Class Output Methods / notes
RawFeatures \(x\) passthrough
DensityFeature \(\log \hat{q}(x)\) column mahalanobis, knn, kde; flow requires [torch]
VarianceFeature \(\log \hat{V}(x)\) column ensemble (bootstrap); gp requires [torch]
DistanceToTrain \(k\)-th NN distance default k=5
SeenBit \(s \in \{0,1\}\) exact / atol duplicate detection
ResidualMagnitude kNN-smoothed \(\|y-f(x)\|\) needs estimator + y at fit

DensityFeature

# Diagonal Gaussian — same formulation as Lee et al. (2018) Mahalanobis OOD score
DensityFeature(method="mahalanobis")

# k-NN distance proxy: log q ≈ -log(d_k + ε)
DensityFeature(method="knn", k=5)

# sklearn KernelDensity
DensityFeature(method="kde", bandwidth=1.0)

Finding 3 (Sanderink, 2026)

Density can be informative null in homogeneous tabular panels. Ablate with FeaturePipeline column importances or drop if \(\Delta\rho < 0.005\).

VarianceFeature (ensemble)

Fits n_estimators bootstrap replicas of a base model and returns \(\log(\mathrm{Var}_j f_j(x) + \varepsilon)\).

VarianceFeature(
    method="ensemble",
    estimator=RandomForestRegressor(n_estimators=50, random_state=0),
    n_estimators=10,
)

ResidualMagnitude

At fit(X, y) stores training residuals \(|y - f(x)|\).

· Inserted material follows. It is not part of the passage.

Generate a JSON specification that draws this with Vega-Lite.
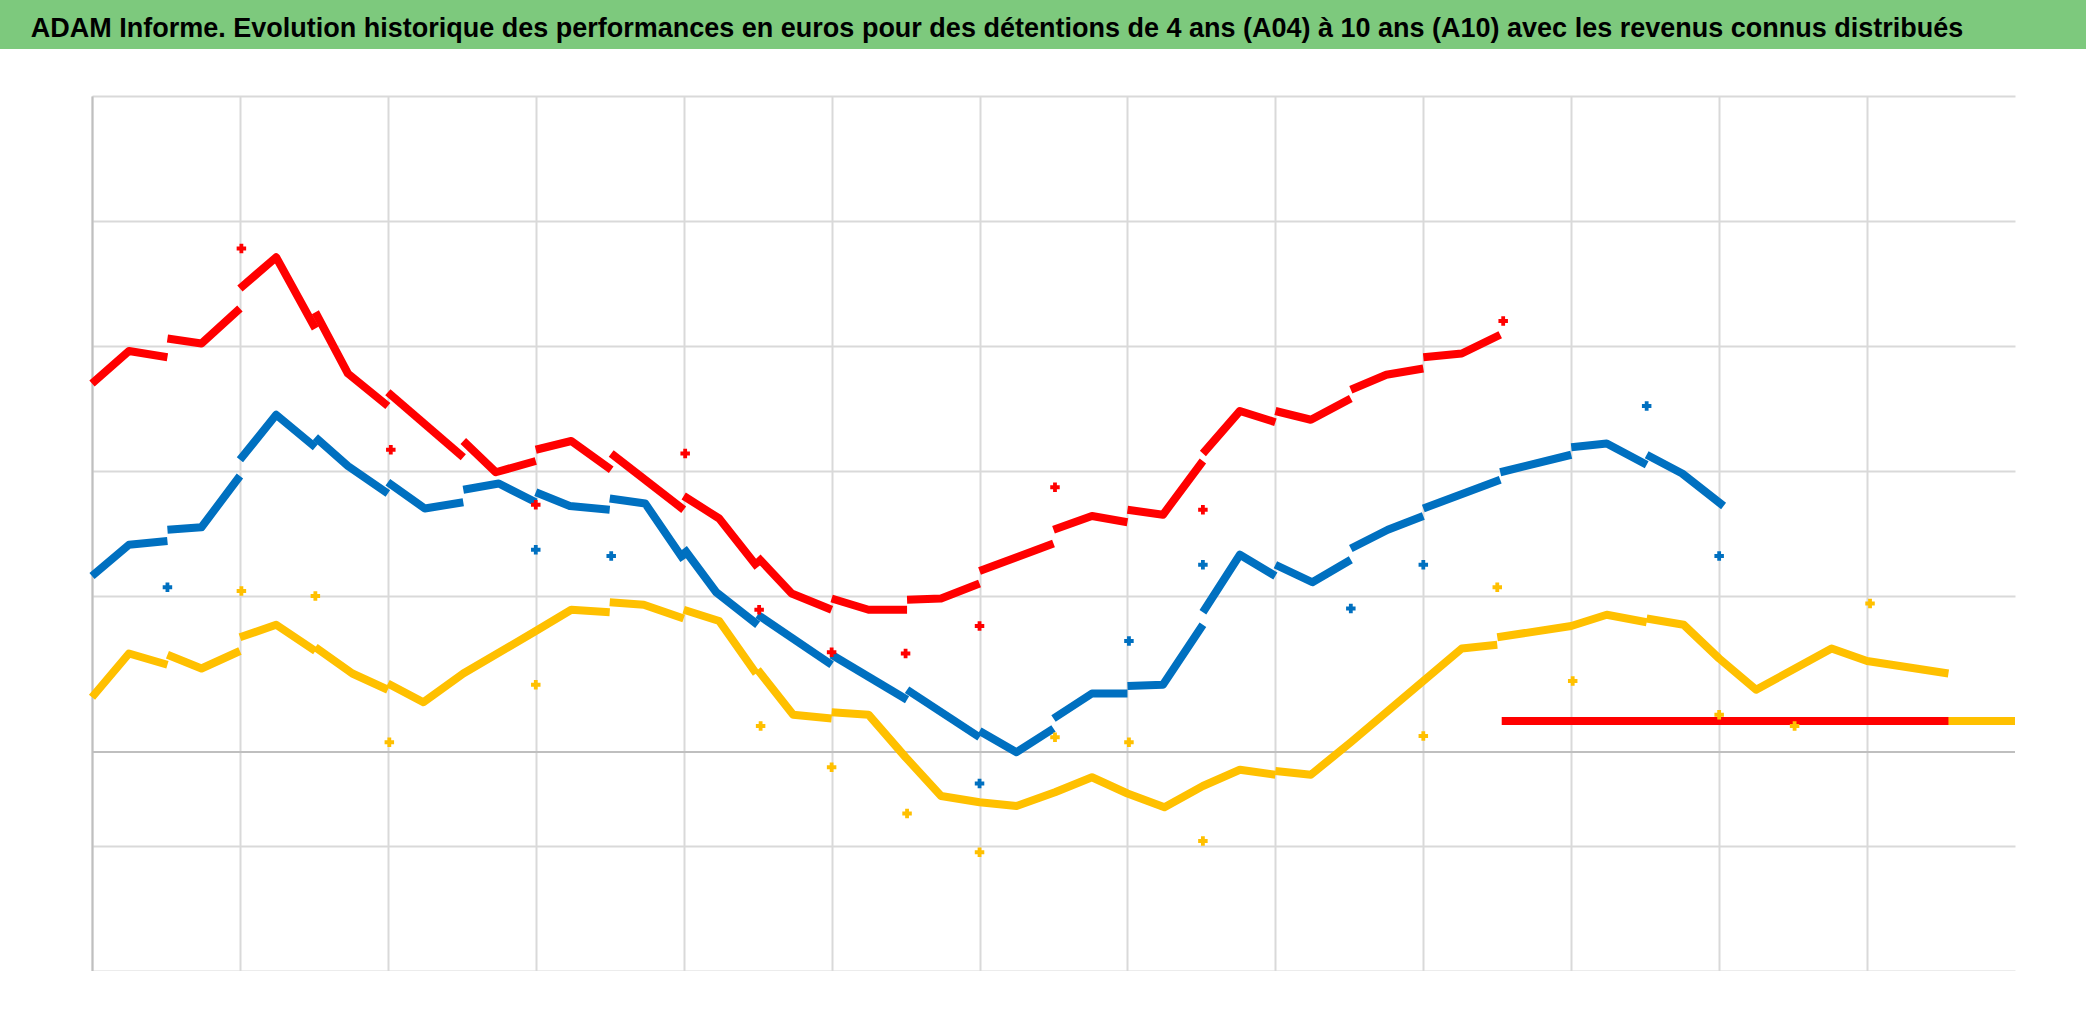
{
  "$schema": "https://vega.github.io/schema/vega-lite/v6.json",
  "padding": 0,
  "background": "white",
  "spacing": 47,
  "config": {"view": {"stroke": null}},
  "datasets": {
    "lignes": [
      {"s":"S1","g":1,"t":0,"v":3.16},{"s":"S1","g":1,"t":0.25,"v":3.41},{"s":"S1","g":1,"t":0.51,"v":3.44},
      {"s":"S1","g":2,"t":0.51,"v":3.53},{"s":"S1","g":2,"t":0.74,"v":3.55},{"s":"S1","g":2,"t":1.0,"v":3.96},
      {"s":"S1","g":3,"t":1.0,"v":4.09},{"s":"S1","g":3,"t":1.245,"v":4.45},{"s":"S1","g":3,"t":1.51,"v":4.19},
      {"s":"S1","g":4,"t":1.51,"v":4.27},{"s":"S1","g":4,"t":1.73,"v":4.04},{"s":"S1","g":4,"t":2.0,"v":3.82},
      {"s":"S1","g":5,"t":2.0,"v":3.91},{"s":"S1","g":5,"t":2.25,"v":3.70},{"s":"S1","g":5,"t":2.51,"v":3.75},
      {"s":"S1","g":6,"t":2.51,"v":3.85},{"s":"S1","g":6,"t":2.75,"v":3.90},{"s":"S1","g":6,"t":3.0,"v":3.75},
      {"s":"S1","g":7,"t":3.0,"v":3.83},{"s":"S1","g":7,"t":3.23,"v":3.72},{"s":"S1","g":7,"t":3.5,"v":3.69},
      {"s":"S1","g":8,"t":3.5,"v":3.78},{"s":"S1","g":8,"t":3.74,"v":3.74},{"s":"S1","g":8,"t":4.0,"v":3.29},
      {"s":"S1","g":9,"t":4.0,"v":3.38},{"s":"S1","g":9,"t":4.22,"v":3.03},{"s":"S1","g":9,"t":4.5,"v":2.77},
      {"s":"S1","g":10,"t":4.5,"v":2.85},{"s":"S1","g":10,"t":5.0,"v":2.45},
      {"s":"S1","g":11,"t":5.0,"v":2.53},{"s":"S1","g":11,"t":5.51,"v":2.17},
      {"s":"S1","g":12,"t":5.51,"v":2.25},{"s":"S1","g":12,"t":6.0,"v":1.87},
      {"s":"S1","g":13,"t":6.0,"v":1.92},{"s":"S1","g":13,"t":6.25,"v":1.75},{"s":"S1","g":13,"t":6.5,"v":1.94},
      {"s":"S1","g":14,"t":6.5,"v":2.02},{"s":"S1","g":14,"t":6.76,"v":2.22},{"s":"S1","g":14,"t":7.0,"v":2.22},
      {"s":"S1","g":15,"t":7.0,"v":2.28},{"s":"S1","g":15,"t":7.24,"v":2.29},{"s":"S1","g":15,"t":7.51,"v":2.77},
      {"s":"S1","g":16,"t":7.51,"v":2.87},{"s":"S1","g":16,"t":7.76,"v":3.33},{"s":"S1","g":16,"t":8.0,"v":3.16},
      {"s":"S1","g":17,"t":8.0,"v":3.25},{"s":"S1","g":17,"t":8.25,"v":3.11},{"s":"S1","g":17,"t":8.51,"v":3.29},
      {"s":"S1","g":18,"t":8.51,"v":3.38},{"s":"S1","g":18,"t":8.76,"v":3.53},{"s":"S1","g":18,"t":9.0,"v":3.64},
      {"s":"S1","g":19,"t":9.0,"v":3.70},{"s":"S1","g":19,"t":9.52,"v":3.93},
      {"s":"S1","g":20,"t":9.52,"v":3.99},{"s":"S1","g":20,"t":10.0,"v":4.13},
      {"s":"S1","g":21,"t":10.0,"v":4.19},{"s":"S1","g":21,"t":10.24,"v":4.22},{"s":"S1","g":21,"t":10.51,"v":4.05},
      {"s":"S1","g":22,"t":10.51,"v":4.13},{"s":"S1","g":22,"t":10.75,"v":3.98},{"s":"S1","g":22,"t":11.03,"v":3.72},

      {"s":"S2","g":1,"t":0,"v":4.70},{"s":"S2","g":1,"t":0.25,"v":4.96},{"s":"S2","g":1,"t":0.51,"v":4.91},
      {"s":"S2","g":2,"t":0.51,"v":5.06},{"s":"S2","g":2,"t":0.74,"v":5.02},{"s":"S2","g":2,"t":1.0,"v":5.30},
      {"s":"S2","g":3,"t":1.0,"v":5.46},{"s":"S2","g":3,"t":1.245,"v":5.71},{"s":"S2","g":3,"t":1.51,"v":5.14},
      {"s":"S2","g":4,"t":1.51,"v":5.27},{"s":"S2","g":4,"t":1.73,"v":4.78},{"s":"S2","g":4,"t":2.0,"v":4.52},
      {"s":"S2","g":5,"t":2.0,"v":4.63},{"s":"S2","g":5,"t":2.51,"v":4.11},
      {"s":"S2","g":6,"t":2.51,"v":4.24},{"s":"S2","g":6,"t":2.73,"v":3.99},{"s":"S2","g":6,"t":3.0,"v":4.08},
      {"s":"S2","g":7,"t":3.0,"v":4.17},{"s":"S2","g":7,"t":3.24,"v":4.24},{"s":"S2","g":7,"t":3.51,"v":4.01},
      {"s":"S2","g":8,"t":3.51,"v":4.14},{"s":"S2","g":8,"t":4.0,"v":3.69},
      {"s":"S2","g":9,"t":4.0,"v":3.80},{"s":"S2","g":9,"t":4.24,"v":3.62},{"s":"S2","g":9,"t":4.5,"v":3.23},
      {"s":"S2","g":10,"t":4.5,"v":3.31},{"s":"S2","g":10,"t":4.73,"v":3.02},{"s":"S2","g":10,"t":5.0,"v":2.89},
      {"s":"S2","g":11,"t":5.0,"v":2.98},{"s":"S2","g":11,"t":5.25,"v":2.89},{"s":"S2","g":11,"t":5.51,"v":2.89},
      {"s":"S2","g":12,"t":5.51,"v":2.97},{"s":"S2","g":12,"t":5.74,"v":2.98},{"s":"S2","g":12,"t":6.0,"v":3.10},
      {"s":"S2","g":13,"t":6.0,"v":3.20},{"s":"S2","g":13,"t":6.5,"v":3.42},
      {"s":"S2","g":14,"t":6.5,"v":3.53},{"s":"S2","g":14,"t":6.76,"v":3.64},{"s":"S2","g":14,"t":7.0,"v":3.59},
      {"s":"S2","g":15,"t":7.0,"v":3.69},{"s":"S2","g":15,"t":7.24,"v":3.65},{"s":"S2","g":15,"t":7.51,"v":4.08},
      {"s":"S2","g":16,"t":7.51,"v":4.14},{"s":"S2","g":16,"t":7.76,"v":4.48},{"s":"S2","g":16,"t":8.0,"v":4.39},
      {"s":"S2","g":17,"t":8.0,"v":4.48},{"s":"S2","g":17,"t":8.24,"v":4.41},{"s":"S2","g":17,"t":8.51,"v":4.58},
      {"s":"S2","g":18,"t":8.51,"v":4.65},{"s":"S2","g":18,"t":8.75,"v":4.77},{"s":"S2","g":18,"t":9.0,"v":4.82},
      {"s":"S2","g":19,"t":9.0,"v":4.91},{"s":"S2","g":19,"t":9.26,"v":4.94},{"s":"S2","g":19,"t":9.52,"v":5.09},
      {"s":"S2","g":20,"t":9.53,"v":2.0},{"s":"S2","g":20,"t":13.0,"v":2.0},

      {"s":"S3","g":1,"t":0,"v":2.19},{"s":"S3","g":1,"t":0.25,"v":2.54},{"s":"S3","g":1,"t":0.51,"v":2.45},
      {"s":"S3","g":2,"t":0.51,"v":2.53},{"s":"S3","g":2,"t":0.74,"v":2.42},{"s":"S3","g":2,"t":1.0,"v":2.56},
      {"s":"S3","g":3,"t":1.0,"v":2.67},{"s":"S3","g":3,"t":1.245,"v":2.77},{"s":"S3","g":3,"t":1.51,"v":2.56},
      {"s":"S3","g":4,"t":1.51,"v":2.59},{"s":"S3","g":4,"t":1.76,"v":2.38},{"s":"S3","g":4,"t":2.0,"v":2.25},
      {"s":"S3","g":5,"t":2.0,"v":2.30},{"s":"S3","g":5,"t":2.24,"v":2.15},{"s":"S3","g":5,"t":2.51,"v":2.38},{"s":"S3","g":5,"t":3.0,"v":2.72},{"s":"S3","g":5,"t":3.24,"v":2.89},{"s":"S3","g":5,"t":3.5,"v":2.87},
      {"s":"S3","g":6,"t":3.5,"v":2.95},{"s":"S3","g":6,"t":3.73,"v":2.93},{"s":"S3","g":6,"t":4.0,"v":2.82},
      {"s":"S3","g":7,"t":4.0,"v":2.89},{"s":"S3","g":7,"t":4.24,"v":2.80},{"s":"S3","g":7,"t":4.49,"v":2.38},
      {"s":"S3","g":8,"t":4.5,"v":2.41},{"s":"S3","g":8,"t":4.74,"v":2.05},{"s":"S3","g":8,"t":5.0,"v":2.02},
      {"s":"S3","g":9,"t":5.0,"v":2.07},{"s":"S3","g":9,"t":5.25,"v":2.05},{"s":"S3","g":9,"t":5.5,"v":1.71},{"s":"S3","g":9,"t":5.74,"v":1.40},{"s":"S3","g":9,"t":6.0,"v":1.35},{"s":"S3","g":9,"t":6.25,"v":1.32},{"s":"S3","g":9,"t":6.51,"v":1.43},{"s":"S3","g":9,"t":6.76,"v":1.55},{"s":"S3","g":9,"t":7.0,"v":1.42},{"s":"S3","g":9,"t":7.25,"v":1.31},{"s":"S3","g":9,"t":7.51,"v":1.48},{"s":"S3","g":9,"t":7.76,"v":1.61},{"s":"S3","g":9,"t":8.0,"v":1.57},
      {"s":"S3","g":10,"t":8.0,"v":1.60},{"s":"S3","g":10,"t":8.24,"v":1.57},{"s":"S3","g":10,"t":8.51,"v":1.83},{"s":"S3","g":10,"t":9.0,"v":2.32},{"s":"S3","g":10,"t":9.26,"v":2.58},{"s":"S3","g":10,"t":9.5,"v":2.61},
      {"s":"S3","g":11,"t":9.5,"v":2.67},{"s":"S3","g":11,"t":10.0,"v":2.76},{"s":"S3","g":11,"t":10.24,"v":2.85},{"s":"S3","g":11,"t":10.51,"v":2.79},
      {"s":"S3","g":12,"t":10.51,"v":2.82},{"s":"S3","g":12,"t":10.76,"v":2.77},{"s":"S3","g":12,"t":11.0,"v":2.50},{"s":"S3","g":12,"t":11.25,"v":2.25},{"s":"S3","g":12,"t":11.76,"v":2.58},{"s":"S3","g":12,"t":12.0,"v":2.48},{"s":"S3","g":12,"t":12.55,"v":2.38},
      {"s":"S3","g":13,"t":12.55,"v":2.0},{"s":"S3","g":13,"t":13.0,"v":2.0}
    ],
    "points": [
      {"s":"S1","t":0.51,"v":3.07},{"s":"S1","t":3.0,"v":3.37},{"s":"S1","t":3.51,"v":3.32},{"s":"S1","t":6.0,"v":1.50},{"s":"S1","t":7.01,"v":2.64},{"s":"S1","t":7.51,"v":3.25},{"s":"S1","t":8.51,"v":2.90},{"s":"S1","t":9.0,"v":3.25},{"s":"S1","t":10.51,"v":4.52},{"s":"S1","t":11.0,"v":3.32},
      {"s":"S2","t":1.01,"v":5.78},{"s":"S2","t":2.02,"v":4.17},{"s":"S2","t":3.0,"v":3.73},{"s":"S2","t":4.01,"v":4.14},{"s":"S2","t":4.51,"v":2.89},{"s":"S2","t":5.0,"v":2.55},{"s":"S2","t":5.5,"v":2.54},{"s":"S2","t":6.0,"v":2.76},{"s":"S2","t":6.51,"v":3.87},{"s":"S2","t":7.51,"v":3.69},{"s":"S2","t":9.54,"v":5.20},
      {"s":"S3","t":1.01,"v":3.04},{"s":"S3","t":1.51,"v":3.00},{"s":"S3","t":2.01,"v":1.83},{"s":"S3","t":3.0,"v":2.29},{"s":"S3","t":4.52,"v":1.96},{"s":"S3","t":5.0,"v":1.63},{"s":"S3","t":5.51,"v":1.26},{"s":"S3","t":6.0,"v":0.95},{"s":"S3","t":6.51,"v":1.87},{"s":"S3","t":7.01,"v":1.83},{"s":"S3","t":7.51,"v":1.04},{"s":"S3","t":9.0,"v":1.88},{"s":"S3","t":9.5,"v":3.07},{"s":"S3","t":10.01,"v":2.32},{"s":"S3","t":11.0,"v":2.05},{"s":"S3","t":11.51,"v":1.96},{"s":"S3","t":12.02,"v":2.94}
    ]
  },
  "vconcat": [
    {
      "width": 2086,
      "height": 49,
      "view": {"fill": "#7DC97D", "stroke": null},
      "data": {"values": [{"titre": "ADAM Informe. Evolution historique des performances en euros pour des détentions de 4 ans (A04) à 10 ans (A10) avec les revenus connus distribués"}]},
      "mark": {"type": "text", "font": "Liberation Sans", "fontWeight": "bold", "fontSize": 27, "color": "#000000", "baseline": "middle", "dx": -46, "dy": 4},
      "encoding": {"text": {"field": "titre", "type": "nominal"}}
    },
    {
      "spacing": 0,
      "hconcat": [
        {
          "width": 88,
          "height": 10,
          "data": {"values": []},
          "mark": {"type": "point", "opacity": 0}
        },
        {
          "width": 1923,
          "height": 875,
          "encoding": {
            "y": {"type": "quantitative", "title": null, "scale": {"domain": [0, 7], "nice": false, "zero": false},
                  "axis": {"values": [0,1,3,4,5,6,7], "grid": true, "gridColor": "#D9D9D9", "gridWidth": 2, "labels": false, "ticks": false, "domain": true, "domainColor": "#BFBFBF", "domainWidth": 2, "title": null, "minExtent": 0, "maxExtent": 0}}
          },
          "layer": [
            {
              "data": {"values": [{}]},
              "mark": {"type": "rule", "color": "#BFBFBF", "strokeWidth": 2},
              "encoding": {"y": {"datum": 1.752, "type": "quantitative"}}
            },
            {
              "data": {"name": "lignes"},
              "mark": {"type": "line", "strokeWidth": 8, "strokeJoin": "round"},
              "encoding": {
                "x": {"field": "t", "type": "quantitative", "title": null, "scale": {"domain": [0, 13], "nice": false, "zero": false},
                      "axis": {"values": [0,1,2,3,4,5,6,7,8,9,10,11,12], "grid": true, "gridColor": "#D9D9D9", "gridWidth": 2, "labels": false, "ticks": false, "domain": false, "title": null, "minExtent": 0, "maxExtent": 0}},
                "y": {"field": "v"},
                "color": {"field": "s", "type": "nominal", "scale": {"domain": ["S1","S2","S3"], "range": ["#0070C0","#FF0000","#FFC000"]}, "legend": null},
                "detail": {"field": "g", "type": "nominal"}
              }
            },
            {
              "data": {"name": "points"},
              "mark": {"type": "point", "shape": "cross", "filled": true, "size": 90, "opacity": 1},
              "encoding": {
                "x": {"field": "t", "type": "quantitative", "title": null},
                "y": {"field": "v"},
                "color": {"field": "s", "type": "nominal", "legend": null}
              }
            }
          ]
        }
      ]
    }
  ]
}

At transform(X) returns the mean residual magnitude among \(k\) nearest training neighbors — a local error prior when \(y\) is unavailable at inference.

ResidualMagnitude(
    estimator=RandomForestRegressor(),
    k=5,
).fit(X_train, y_train)

FeaturePipeline

FeaturePipeline horizontally stacks named builders (FeatureUnion-style). Names appear in get_feature_names_out().

from deup.core.features import FeaturePipeline, VarianceFeature, SeenBit

pipe = FeaturePipeline([
    ("var", VarianceFeature(method="ensemble")),
    ("seen", SeenBit()),
])

Torch-dependent methods

DensityFeature(method="flow") and VarianceFeature(method="gp") require pip install "deup[torch]". Without torch, construction raises ImportError with an install hint; the module still imports cleanly on a torch-free install.

v0.1 vs v0.2

v0.1 (this release): feature builders + pipeline are available as primitives. DEUPRegressor still trains \(g\) on raw \(X\) by default.

v0.2 (P6): ErrorEstimator wires FeaturePipeline into the DEUP training loop with target transforms and non-negativity clipping.